Ich bin von Haus aus jemand, der sich für den Lebensweg der Dinge interessiert. Ich habe während meines Studiums jahrelang in einem Antiquitätenladen gearbeitet und dabei mein Herz für alte Möbel entdeckt. Die erzählen mir eine Geschichte und erfüllen in der mir liebsten Möbelepoche Jugendstil immerhin schon seit gut einem Jahrhundert ihre Aufgabe. Meine alten Stücke werde ich keinesfalls ersetzen. Im Gegenteil: Ich hüte und pflege sie, damit sie lange bei mir bleiben. Ich habe sie alle selbst bezahlt. Mit Geld, dass ich selbst erarbeitet habe. Dafür habe ich also einen Teil meines Lebens hingegeben. Ich schätze sie entsprechend. Sie waren und sind mir das wert. Das sei hier nur mal so nebenbei erwähnt, gleichwohl es keinesfalls nebensächlich ist. Und weil ich mich dafür interessiere, kenne ich jede Menge Optionen zum Upcycling von Sperrmüll. Kleiner Tipp: Das Internet ist eine wahre Fundgrube dafür.

Paradebeispiel fürs Upcycling: DIY-Palettenmöbel

Bestes Beispiel ist das Upcycling von Europaletten.

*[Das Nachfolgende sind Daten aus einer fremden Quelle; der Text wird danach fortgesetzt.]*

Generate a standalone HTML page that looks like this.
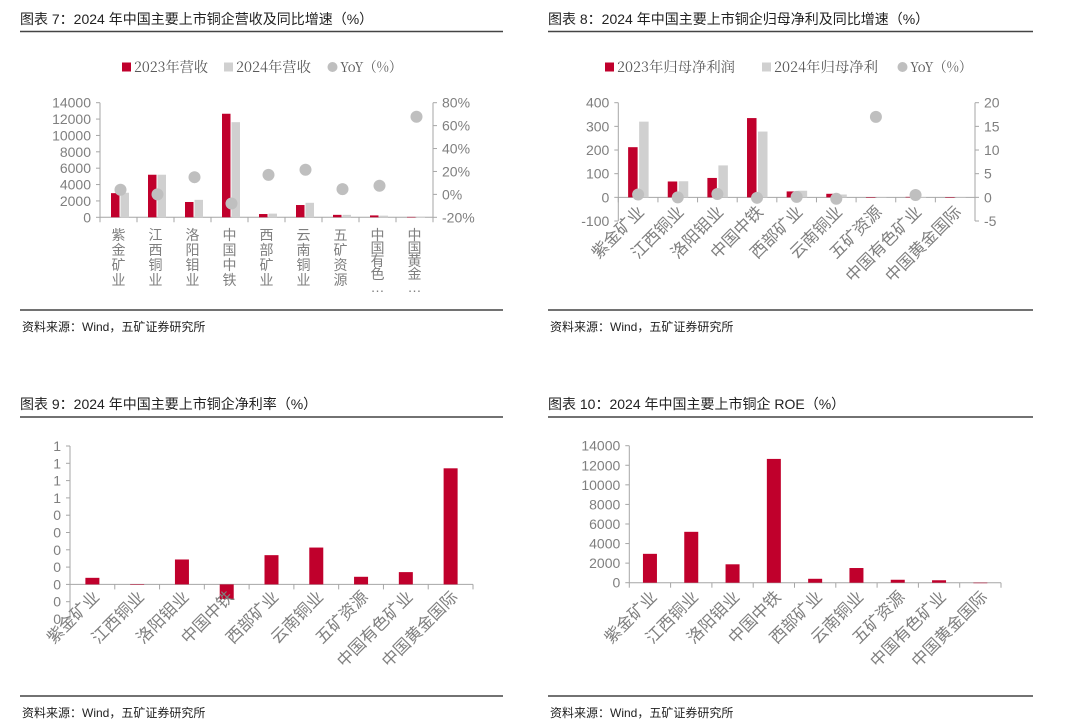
<!DOCTYPE html>
<html><head><meta charset="utf-8"><style>
body{margin:0;background:#fff;}
svg{display:block;font-family:"Liberation Sans","Noto Sans CJK SC",sans-serif;}
.t{font-size:14px;fill:#222;}
.src{font-size:12px;fill:#222;}
.tk{font-size:14px;fill:#7f7f7f;}
.lg{font-size:14px;fill:#595959;font-family:"Noto Serif CJK SC","Liberation Serif",serif;}
.xl{font-size:14px;fill:#7f7f7f;}
.xr{font-size:16.5px;fill:#7f7f7f;}
</style></head><body>
<svg id="c" width="1080" height="724" viewBox="0 0 1080 724">
<text class="t" x="20" y="24">图表 7：2024 年中国主要上市铜企营收及同比增速（%）</text>
<line x1="20" y1="31.5" x2="503" y2="31.5" stroke="#444" stroke-width="1.5"/>
<text class="t" x="548" y="24">图表 8：2024 年中国主要上市铜企归母净利及同比增速（%）</text>
<line x1="548" y1="31.5" x2="1033" y2="31.5" stroke="#444" stroke-width="1.5"/>
<line x1="20" y1="310" x2="503" y2="310" stroke="#444" stroke-width="1.5"/>
<text class="src" x="22" y="331">资料来源：Wind，五矿证券研究所</text>
<line x1="548" y1="310" x2="1033" y2="310" stroke="#444" stroke-width="1.5"/>
<text class="src" x="550" y="331">资料来源：Wind，五矿证券研究所</text>
<text class="t" x="20" y="409">图表 9：2024 年中国主要上市铜企净利率（%）</text>
<line x1="20" y1="417" x2="503" y2="417" stroke="#444" stroke-width="1.5"/>
<text class="t" x="548" y="409">图表 10：2024 年中国主要上市铜企 ROE（%）</text>
<line x1="548" y1="417" x2="1033" y2="417" stroke="#444" stroke-width="1.5"/>
<line x1="20" y1="696" x2="503" y2="696" stroke="#444" stroke-width="1.5"/>
<text class="src" x="22" y="717">资料来源：Wind，五矿证券研究所</text>
<line x1="548" y1="696" x2="1033" y2="696" stroke="#444" stroke-width="1.5"/>
<text class="src" x="550" y="717">资料来源：Wind，五矿证券研究所</text>
</svg>
<script>
const categories=["紫金矿业","江西铜业","洛阳钼业","中国中铁","西部矿业","云南铜业","五矿资源","中国有色矿业","中国黄金国际"];
const c1Short=["紫金矿业","江西铜业","洛阳钼业","中国中铁","西部矿业","云南铜业","五矿资源","中国有色…","中国黄金…"];
const rev2023=[2950,5200,1870,12650,400,1500,300,230,50];
const rev2024=[3000,5200,2130,11620,450,1770,300,200,40];
const revYoY=[4,0,15,-8,17,21.5,4.6,7.5,67.7];
const c1LeftTicks=[0,2000,4000,6000,8000,10000,12000,14000];
const c1RightTicks=[-20,0,20,40,60,80];
const np2023=[212,67,82,335,25,15,0,2,0];
const np2024=[320,68,135,278,28,12,0,1,0];
const npYoY=[0.6,0,0.7,-0.1,0.1,-0.3,17,0.5,null];
const c2LeftTicks=[-100,0,100,200,300,400];
const c2RightTicks=[-5,0,5,10,15,20];
const netMargin=[0.038,0.002,0.144,-0.085,0.169,0.213,0.044,0.071,0.671];
const c3Ticks=[-0.2,-0.1,0,0.1,0.2,0.3,0.4,0.5,0.6,0.7,0.8];
const c3TickLabels=["0","0","0","0","0","0","0","1","1","1","1"];
const roe=[2950,5200,1880,12650,400,1500,300,250,0];
const c4Ticks=[0,2000,4000,6000,8000,10000,12000,14000];

const svg=document.getElementById('c');
const NS='http://www.w3.org/2000/svg';
function mk(tag,attrs,parent){const e=document.createElementNS(NS,tag);for(const k in attrs)e.setAttribute(k,attrs[k]);(parent||svg).appendChild(e);return e;}
function scale(d0,d1,r0,r1){return v=>r0+(v-d0)/(d1-d0)*(r1-r0);}
const RED='#c0002c',GRAY='#d0d0d0',AX='#a6a6a6';

function axes(g,x0,x1,y,yTop,yBot,n,leftTicks,ly,labels,rightTicks,ry,rlabels){
  let e=mk('line',{x1:x0,y1:yTop,x2:x0,y2:yBot,stroke:AX},g);
  
  leftTicks.forEach((t,i)=>{
    const l=mk('line',{x1:x0-4,x2:x0,y1:ly(t),y2:ly(t),stroke:AX},g);
    
    const tx=mk('text',{x:x0-9,y:ly(t)+5,'text-anchor':'end',class:'tk'},g);
    tx.textContent=labels[i];
    
  });
  if(rightTicks){
    const r=mk('line',{x1:x1,y1:yTop,x2:x1,y2:yBot,stroke:AX},g);
    
    rightTicks.forEach((t,i)=>{
      const l=mk('line',{x1:x1,x2:x1+4,y1:ry(t),y2:ry(t),stroke:AX},g);
      
      const tx=mk('text',{x:x1+9,y:ry(t)+5,class:'tk'},g);
      tx.textContent=rlabels[i];
      
    });
  }
  const xa=mk('line',{x1:x0,y1:y,x2:x1,y2:y,stroke:AX},g);
  
  const w=(x1-x0)/n;
  for(let i=0;i<=n;i++){const l=mk('line',{x1:x0+i*w,x2:x0+i*w,y1:y,y2:y+5,stroke:AX},g);
    }
  return w;
}
function bar(g,x,w,y0,y1,fill,name){
  const b=mk('rect',{x:x,width:w,y:Math.min(y0,y1),height:Math.max(0.5,Math.abs(y1-y0)),fill:fill},g);
  
}
function rotLabels(g,x0,w,y,dx,names){
  names.forEach((n,i)=>{const cx=x0+w*(i+0.5)+dx;
    const t=mk('text',{x:cx,y:y,'text-anchor':'end',class:'xr',transform:`rotate(-45 ${cx} ${y})`},g);
    t.textContent=n;});
}
function legend(g,items,y){
  items.forEach(it=>{
    let s;
    if(it.dot){s=mk('circle',{cx:it.x+4.5,cy:y,r:5,fill:'#bfbfbf'},g);}
    else s=mk('rect',{x:it.x,y:y-4.5,width:9,height:9,fill:it.c},g);
    
    const t=mk('text',{x:it.x+12,y:y+5,class:'lg',textLength:it.w,lengthAdjust:'spacingAndGlyphs'},g);t.textContent=it.t;
    
  });
}

// Chart 7
(function(){
  const g=mk('g',{});
  const x0=100,x1=433,ly=scale(0,14000,217.3,102.7),ry=scale(-20,80,217.3,102.7);
  const w=axes(g,x0,x1,217.3,102.7,217.3,9,c1LeftTicks,ly,c1LeftTicks.map(String),c1RightTicks,ry,c1RightTicks.map(v=>v+'%'));
  categories.forEach((c,i)=>{const cx=x0+w*(i+0.5);
    bar(g,cx-7.5,8.5,ly(0),ly(rev2023[i]),RED,'bar-2023-revenue');
    bar(g,cx+2,8.5,ly(0),ly(rev2024[i]),GRAY,'bar-2024-revenue');
    const d=mk('circle',{cx:cx+2,cy:ry(revYoY[i]),r:6,fill:'#bfbfbf'},g);
    
    const chars=[...c1Short[i]];const step=chars.length>4?13:15;
    chars.forEach((ch,k)=>{const t=mk('text',{x:cx,y:240+k*step,'text-anchor':'middle',class:'xl'},g);
      t.textContent=ch;});
  });
  legend(g,[{x:122,c:RED,t:'2023年营收',w:74},{x:224,c:GRAY,t:'2024年营收',w:75},{x:328,dot:1,t:'YoY（%）',w:62}],67);
})();
// Chart 8
(function(){
  const g=mk('g',{});
  const x0=618.3,x1=975,ly=scale(-100,400,221,102.7),ry=scale(-5,20,221,102.7);
  const w=axes(g,x0,x1,ly(0),102.7,221,9,c2LeftTicks,ly,c2LeftTicks.map(String),c2RightTicks,ry,c2RightTicks.map(String));
  categories.forEach((c,i)=>{const cx=x0+w*(i+0.5);
    bar(g,cx-10,9.5,ly(0),ly(np2023[i]),RED,'bar-2023-net-profit');
    bar(g,cx+1,9.5,ly(0),ly(np2024[i]),GRAY,'bar-2024-net-profit');
    if(npYoY[i]!==null){const d=mk('circle',{cx:cx,cy:ry(npYoY[i]),r:6,fill:'#bfbfbf'},g);
      }
  });
  rotLabels(g,x0,w,213,7,categories);
  legend(g,[{x:605,c:RED,t:'2023年归母净利润',w:118},{x:762,c:GRAY,t:'2024年归母净利',w:104},{x:898,dot:1,t:'YoY（%）',w:62}],67);
})();
// Chart 9
(function(){
  const g=mk('g',{});
  const x0=70,x1=473,ly=scale(-0.2,0.8,619,446);
  const w=axes(g,x0,x1,ly(0),446,619,9,c3Ticks,ly,c3TickLabels,null);
  categories.forEach((c,i)=>{const cx=x0+w*(i+0.5);bar(g,cx-7,14,ly(0),ly(netMargin[i]),RED,'bar-net-margin');});
  rotLabels(g,x0,w,598,8,categories);
})();
// Chart 10
(function(){
  const g=mk('g',{});
  const x0=629.3,x1=1001,ly=scale(0,14000,582.7,445.7);
  const w=axes(g,x0,x1,582.7,445.7,582.7,9,c4Ticks,ly,c4Ticks.map(String),null);
  categories.forEach((c,i)=>{const cx=x0+w*(i+0.5);bar(g,cx-7,14,ly(0),ly(roe[i]),RED,'bar-roe');});
  rotLabels(g,x0,w,598,8,categories);
})();
</script>
</body></html>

Schaut mal nach dem Suchbegriff „Palettenmöbel“ bei Google und Co.! Was ihr da an Fundstellen seht, sind Alternativen zu Müll! Es sind Auswege aus der Müllmisere, in der wir bis zum Hals stecken.

Kaufen ist ein Tauschen von Ware gegen Lebenszeit

Doch obwohl ich wirklich viele solche gute Möglichkeiten zum Upcycling kenne und mir das Wohl unseres Planeten sehr am Herzen liegt, muss ich gestehen, dass ich kaum (mehr – früher, also vor den vier Kindern, war das anders) Hand anlege und bastele, um sie umzusetzen. Dafür fehlt mir schlichtweg die Zeit. Vielen von euch geht es ähnlich, nehme ich an. Anders kann ich mir die Schätze in unseren Kellern und Dachböden nicht erklären.

Aber: Die fehlende Zeit zum Upcycling entbindet mich (uns) natürlich nicht von der Verantwortung, etwas Besseres mit unseren sieben Sachen zu tun, als sie in Keller und Dachboden zu sammeln oder auf den Sperrmüll zu werfen. Ein Thema, an dem ich dranbleibe.

Vielleicht hilft es ja schon, jeden Kauf bewusst als Tausch von Ware gegen Lebenszeit (die für den Gelderwerb draufgeht) zu betrachten …?

PS: Auf meinen drei Sitzkissen bin ich dieses Mal übrigens buchstäblich sitzengeblieben. Noch sind sie zu haben. Hat jemand Interesse? Falls nicht bleibt mir nur der Sperrmüll.